Exercise aim: Below is a listing; print exactly its lines from the one containing "Clone this chart in matplotlib." down to the one containing "plt.rcParams['font.family'] = ['Open", both inclusive, with every picture left out.

[Charts and diagrams as code]
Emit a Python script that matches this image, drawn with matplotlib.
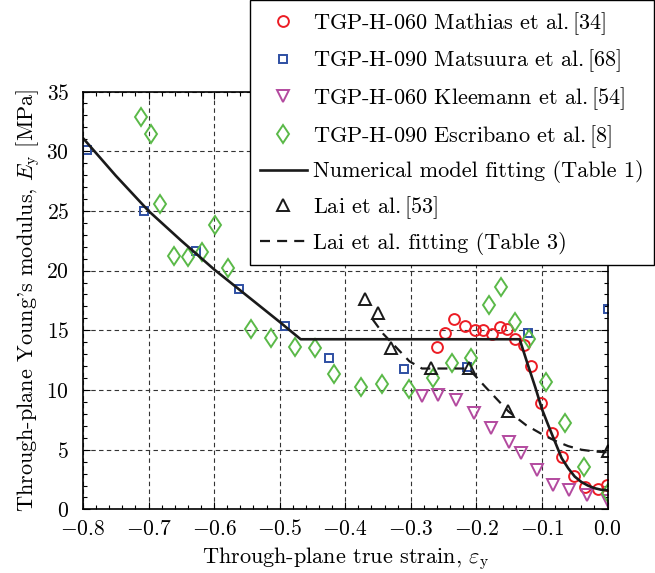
import numpy as np
import matplotlib
matplotlib.use("Agg")
import matplotlib.pyplot as plt
from matplotlib.ticker import MultipleLocator

plt.rcParams["font.family"] = "serif"
plt.rcParams["font.serif"] = ["cmr10"]
plt.rcParams["mathtext.fontset"] = "cm"
plt.rcParams["axes.formatter.use_mathtext"] = True

# Werte
mathias_x = [-0.2605, -0.2478, -0.2341, -0.2173, -0.2021, -0.1894, -0.1766, -0.1639, -0.1528, -0.1411,
             -0.1273, -0.1171, -0.1019, -0.0851, -0.0698, -0.0511, -0.0343, -0.0140, -0.0012]
mathias_y = [13.63, 14.80, 15.97, 15.36, 15.03, 15.03, 14.69, 15.30, 15.08, 14.30,
             13.74, 12.00, 8.94, 6.42, 4.41, 2.82, 1.85, 1.68, 2.04]

matsuura_x = [-0.794, -0.707, -0.628, -0.5625, -0.492, -0.425, -0.311, -0.215, -0.121, 0.0]
matsuura_y = [30.1, 25.0, 21.6, 18.5, 15.36, 12.65, 11.73, 11.95, 14.8, 16.76]

kleemann_x = [-0.2834, -0.258, -0.2311, -0.2036, -0.1784, -0.1498, -0.1319, -0.108, -0.0826, -0.0587, -0.0317, 0.0]
kleemann_y = [9.5, 9.58, 9.16, 8.05, 6.8, 5.67, 4.7, 3.3, 2.04, 1.62, 1.21, 0.7]

escribano_x = [-0.7115, -0.6967, -0.6826, -0.6607, -0.6394, -0.618, -0.5982, -0.5784, -0.5445, -0.5137,
               -0.4759, -0.4461, -0.4168, -0.3764, -0.3444, -0.3023, -0.2669, -0.2375, -0.2085, -0.1815,
               -0.1629, -0.1406, -0.1192, -0.0938, -0.0648, -0.0358, 0.0]
escribano_y = [32.9, 31.4, 25.55, 21.25, 21.17, 21.58, 23.8, 20.25, 15.15, 14.33,
               13.63, 13.54, 11.34, 10.28, 10.5, 10.08, 10.98, 12.29, 12.65, 17.1,
               18.65, 15.72, 14.3, 10.7, 7.26, 3.58, 1.35]

num_fit_x = [-0.8, -0.75, -0.70, -0.65, -0.60, -0.55, -0.50, -0.468, -0.134, -0.122, -0.110,
             -0.100, -0.090, -0.080, -0.070, -0.060, -0.050, -0.040, -0.030, -0.020, -0.010, 0.0]
num_fit_y = [31.1, 27.95, 25.0, 22.5, 20.1, 17.9, 15.7, 14.25, 14.25, 12.2, 10.2,
             8.4, 7.0, 5.65, 4.3, 3.45, 2.75, 2.3, 2.0, 1.78, 1.65, 1.6]

lai_x = [-0.3699, -0.3496, -0.3302, -0.2697, -0.2108, -0.1513, 0.0]
lai_y = [17.6, 16.42, 13.49, 11.82, 11.87, 8.24, 4.92]

lai_fit_x = [-0.358, -0.342, -0.302, -0.283, -0.212, -0.187, -0.151, -0.124, -0.100,
             -0.080, -0.060, -0.040, -0.020, 0.0]
lai_fit_y = [15.9, 14.7, 12.4, 11.8, 11.8, 10.3, 8.2, 7.05, 6.3,
             5.75, 5.3, 5.0, 4.85, 4.78]

labels = [
    r"TGP-H-060 Mathias et al.$\,$[34]",
    r"TGP-H-090 Matsuura et al.$\,$[68]",
    r"TGP-H-060 Kleemann et al.$\,$[54]",
    r"TGP-H-090 Escribano et al.$\,$[8]",
    "Numerical model fitting (Table 1)",
    r"Lai et al.$\,$[53]",
    "Lai et al. fitting (Table 3)",
]

fig = plt.figure(figsize=(6.55, 5.73), dpi=100)
ax = fig.add_axes([0.1267, 0.111, 0.8008, 0.7293])

mkw = dict(linestyle="none", markerfacecolor="none", markeredgewidth=1.4)
h1, = ax.plot(mathias_x, mathias_y, marker="o", markersize=7.8, markeredgecolor="#ec1c24", **mkw)
h2, = ax.plot(matsuura_x, matsuura_y, marker="s", markersize=6.2, markeredgecolor="#2e4fa3", **mkw)
h3, = ax.plot(kleemann_x, kleemann_y, marker="v", markersize=8, markeredgecolor="#b34a9f", **mkw)
h4, = ax.plot(escribano_x, escribano_y, marker="d", markersize=9.5, markeredgecolor="#5ab948", **mkw)
h6, = ax.plot(lai_x, lai_y, marker="^", markersize=8, markeredgecolor="#1a1a1a", **mkw)
h5, = ax.plot(num_fit_x, num_fit_y, color="#1a1a1a", lw=1.9)
h7, = ax.plot(lai_fit_x, lai_fit_y, color="#1a1a1a", lw=1.6, linestyle=(0, (4.5, 3.2)))

ax.set_xlim(-0.8, 0)
ax.set_ylim(0, 35)
ax.xaxis.set_major_locator(MultipleLocator(0.1))
ax.xaxis.set_minor_locator(MultipleLocator(0.02))
ax.yaxis.set_major_locator(MultipleLocator(5))
ax.yaxis.set_minor_locator(MultipleLocator(1))
ax.tick_params(which="both", direction="in", top=True, right=True, labelsize=15.5, width=0.8)
ax.tick_params(which="major", length=5, pad=7)
ax.tick_params(which="minor", length=3)
ax.tick_params(axis="y", which="major", pad=10)
ax.grid(True, which="major", color="0.2", lw=0.8, linestyle=(0, (4, 3)))
for s in ax.spines.values():
    s.set_linewidth(1.2)

ax.set_xlabel(r"Through-plane true strain, $\varepsilon_{\mathrm{y}}$", fontsize=16, labelpad=4)
ax.set_ylabel(r"Through-plane Young's modulus, $E_{\mathrm{y}}$ [MPa]", fontsize=16)
ax.yaxis.set_label_coords(-0.078, 0.5)

leg = fig.legend([h1, h2, h3, h4, h5, h6, h7], labels, loc="lower right",
                 bbox_to_anchor=(654 / 655, 1 - 265 / 573), fontsize=16, borderaxespad=0,
                 frameon=True, fancybox=False, framealpha=1, edgecolor="black",
                 handlelength=2.1, handletextpad=0.3, borderpad=0.45, labelspacing=0.49)
leg.get_frame().set_linewidth(1.0)

fig.savefig("out.png", dpi=100)
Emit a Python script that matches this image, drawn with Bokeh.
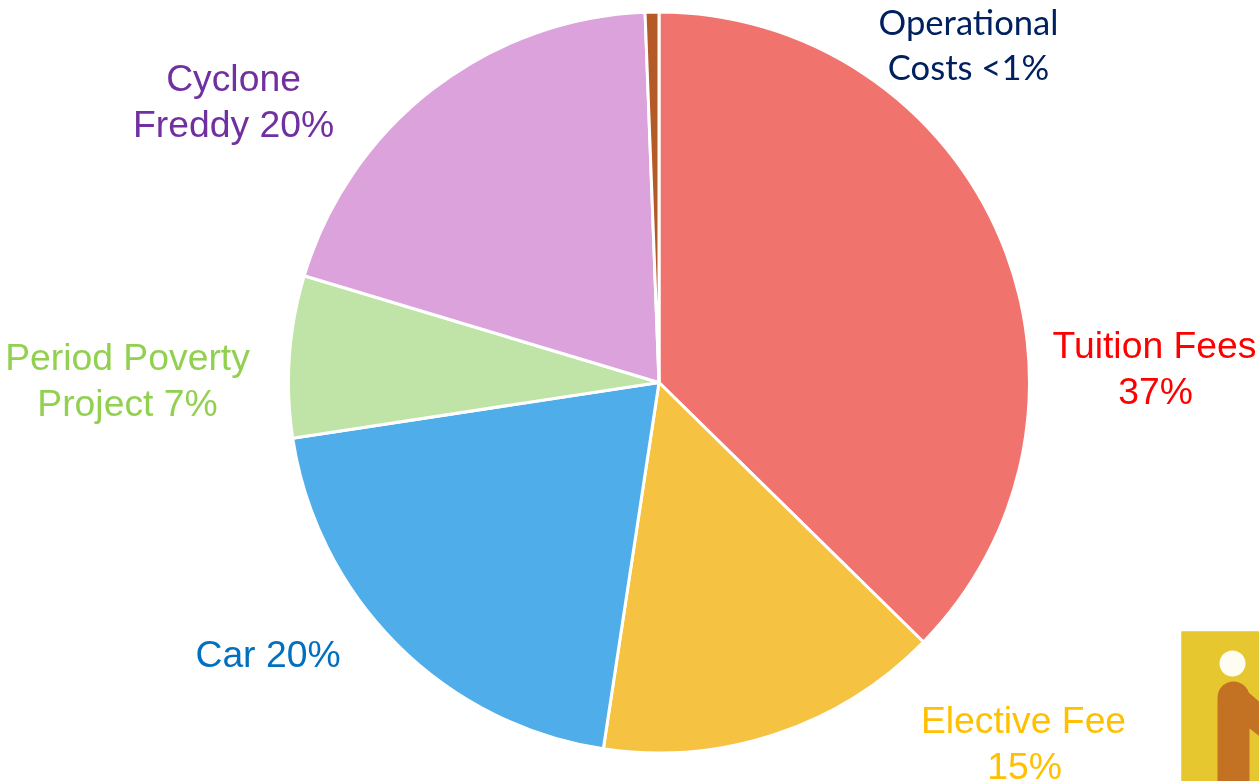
import numpy as np
from bokeh.plotting import figure
from bokeh.models import Range1d, ColumnDataSource
from bokeh.core.properties import value
from bokeh.embed import file_html
from bokeh.resources import INLINE

categories = ["Tuition Fees", "Elective Fee", "Car", "Period Poverty Project", "Cyclone Freddy", "Operational Costs"]
shares = [37.35, 15.05, 20.2, 7.05, 19.75, 0.6]
slice_colors = ["#F0736E", "#F5C242", "#4FADEA", "#C0E4A7", "#DBA2DB", "#B55A26"]

label_lines = [
    ("Tuition Fees", 1154, 344.5, "#FF0000", 37.3, "Liberation Sans"),
    ("37%", 1155, 390.5, "#FF0000", 37.3, "Liberation Sans"),
    ("Elective Fee", 1023, 719.5, "#FFC000", 37.3, "Liberation Sans"),
    ("15%", 1024, 765, "#FFC000", 37.3, "Liberation Sans"),
    ("Car 20%", 267.5, 653, "#0070C0", 37.3, "Liberation Sans"),
    ("Period Poverty", 127, 356.5, "#92D050", 37.3, "Liberation Sans"),
    ("Project 7%", 127, 402.5, "#92D050", 37.3, "Liberation Sans"),
    ("Cyclone", 233, 77, "#7030A0", 37.3, "Liberation Sans"),
    ("Freddy 20%", 233, 123, "#7030A0", 37.3, "Liberation Sans"),
    ("Operational", 968, 20.5, "#002060", 34.6, "Lato"),
    ("Costs <1%", 968, 66, "#002060", 34.6, "Lato"),
]

W, H = 1259, 781
CX, CY, R = 658.5, 382, 370.5

p = figure(width=W, height=H, output_backend="svg", toolbar_location=None,
           x_range=Range1d(0, W), y_range=Range1d(H, 0), min_border=0)
p.axis.visible = False
p.grid.visible = False
p.outline_line_color = None
p.styles = {"position": "fixed", "left": "0px", "top": "0px"}

# Wedge angles are screen angles; slices run clockwise from the top
fr = np.cumsum([0] + shares) / sum(shares)
starts = (np.pi / 2 - 2 * np.pi * fr[1:]).tolist()
ends = (np.pi / 2 - 2 * np.pi * fr[:-1]).tolist()
src = ColumnDataSource(dict(start=starts, end=ends, color=slice_colors, name=categories))
p.wedge(x=CX, y=CY, radius=R, start_angle="start", end_angle="end", direction="anticlock",
        fill_color="color", line_color="white", line_width=3, source=src)

for txt, x, y, col, size, font in label_lines:
    p.text([x], [y], text=[txt], text_color=col, text_font=value(font), text_font_size=f"{size}px",
           text_align="center", text_baseline="middle")

# small logo fragment, bottom right corner
p.quad(left=[1181], right=[1262], top=[631], bottom=[784], fill_color="#E6C72F", line_color="#EBD36A", line_width=1)
p.circle([1232], [663], radius=13, fill_color="#FFFDF2", line_color=None)
p.quad(left=[1217], right=[1249], top=[700], bottom=[784], fill_color="#C27222", line_color=None)
p.circle([1233], [697], radius=16, fill_color="#C27222", line_color=None)
p.patch([1222, 1240, 1262, 1262, 1249], [685, 685, 704, 738, 728], fill_color="#C27222", line_color=None)

open("out.html", "w").write(file_html(p, INLINE))
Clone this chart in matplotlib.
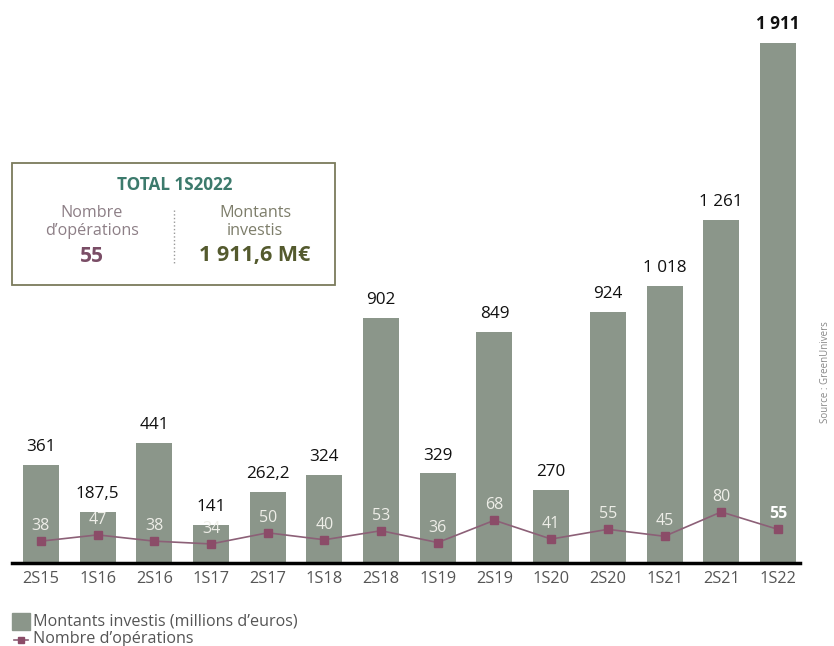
import matplotlib.pyplot as plt
from matplotlib.patches import Rectangle
from matplotlib.lines import Line2D

plt.rcParams['font.family'] = ['Open Sans', 'DejaVu Sans']

periodes = ['2S15', '1S16', '2S16', '1S17', '2S17', '1S18', '2S18',
            '1S19', '2S19', '1S20', '2S20', '1S21', '2S21', '1S22']
montants = [361, 187.5, 441, 141, 262.2, 324, 902, 329, 849, 270, 924, 1018, 1261, 1911]
montants_lbl = ['361', '187,5', '441', '141', '262,2', '324', '902', '329', '849',
                '270', '924', '1 018', '1 261', '1 911']
operations = [38, 47, 38, 34, 50, 40, 53, 36, 68, 41, 55, 45, 80, 55]

bar_col = '#8b968a'
line_col = '#8c6077'
mark_col = '#8b4c68'

fig = plt.figure(figsize=(8.34, 6.46), dpi=100)
ax = fig.add_axes([12/834, 83/646, 788/834, 543/646])
x = list(range(len(periodes)))

ax.bar(x, montants, width=0.635, color=bar_col, zorder=2)
ax.set_xlim(-0.51, 13.39)
ax.set_ylim(0, 1996)
for i, (v, l) in enumerate(zip(montants, montants_lbl)):
    last = i == len(montants) - 1
    ax.annotate(l, (i, v), xytext=(0, 7), textcoords='offset points',
                ha='center', va='bottom', fontsize=12.3, color='#111111',
                fontweight='bold' if last else 'normal')

for s in ['top', 'right', 'left']:
    ax.spines[s].set_visible(False)
ax.spines['bottom'].set_linewidth(2.5)
ax.spines['bottom'].set_color('black')
ax.set_yticks([])
ax.set_xticks(x)
ax.set_xticklabels(periodes, fontsize=11.8, color='#555555')
ax.tick_params(axis='x', length=0, pad=6)

ax2 = ax.twinx()
ax2.set_ylim(6.6, 787)
ax2.axis('off')
ax2.plot(x, operations, color=line_col, lw=1.2, marker='s', markersize=6,
         markerfacecolor=mark_col, markeredgecolor=mark_col, zorder=3)
for i, v in enumerate(operations):
    last = i == len(operations) - 1
    ax2.annotate(str(v), (i, v), xytext=(0, 5), textcoords='offset points',
                 ha='center', va='bottom', fontsize=11.5,
                 color='white' if last else '#eeeee8',
                 fontweight='bold' if last else 'normal')

# encadré total
fig.patches.append(Rectangle((12/834, 1 - 285/646), 323/834, 122/646,
                             transform=fig.transFigure, fill=False,
                             edgecolor='#7b7b5c', lw=1.3))
fig.text(175/834, 1 - 185/646, 'TOTAL 1S2022', ha='center', va='center',
         fontsize=12.3, fontweight='bold', color='#3c7a6c')
fig.text(92/834, 1 - 222/646, 'Nombre\nd\u2019opérations', ha='center', va='center',
         fontsize=11.6, color='#8d7f86', linespacing=1.1)
fig.text(92/834, 1 - 257/646, '55', ha='center', va='center',
         fontsize=15, fontweight='bold', color='#7a4d66')
fig.text(255/834, 1 - 222/646, 'Montants\ninvestis', ha='center', va='center',
         fontsize=11.6, color='#7d7d6a', linespacing=1.1)
fig.text(255/834, 1 - 256/646, '1 911,6 M\u20ac', ha='center', va='center',
         fontsize=15.5, fontweight='bold', color='#545a2e')
fig.add_artist(Line2D([174/834, 174/834], [1 - 210/646, 1 - 263/646],
                      transform=fig.transFigure, color='#999999', lw=1, ls=':'))

# légende
fig.patches.append(Rectangle((12/834, 1 - 630/646), 18/834, 17/646,
                             transform=fig.transFigure, color=bar_col))
fig.text(33/834, 1 - 621/646, 'Montants investis (millions d\u2019euros)',
         va='center', fontsize=11.6, color='#555555')
fig.add_artist(Line2D([14/834, 28/834], [1 - 640/646, 1 - 640/646],
                      transform=fig.transFigure, color=line_col, lw=1.2))
fig.add_artist(Line2D([21/834], [1 - 640/646], transform=fig.transFigure,
                      marker='s', markersize=5, color=mark_col))
fig.text(33/834, 1 - 639/646, 'Nombre d\u2019opérations',
         va='center', fontsize=11.6, color='#555555')

fig.text(826/834, 1 - 372/646, 'Source : GreenUnivers', rotation=90,
         ha='center', va='center', fontsize=7, color='#888888')

fig.savefig('out.png', dpi=100)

Result for this exercise:
Clone this chart in matplotlib.
import matplotlib.pyplot as plt
from matplotlib.patches import Rectangle
from matplotlib.lines import Line2D

plt.rcParams['font.family'] = ['Open Sans', 'DejaVu Sans']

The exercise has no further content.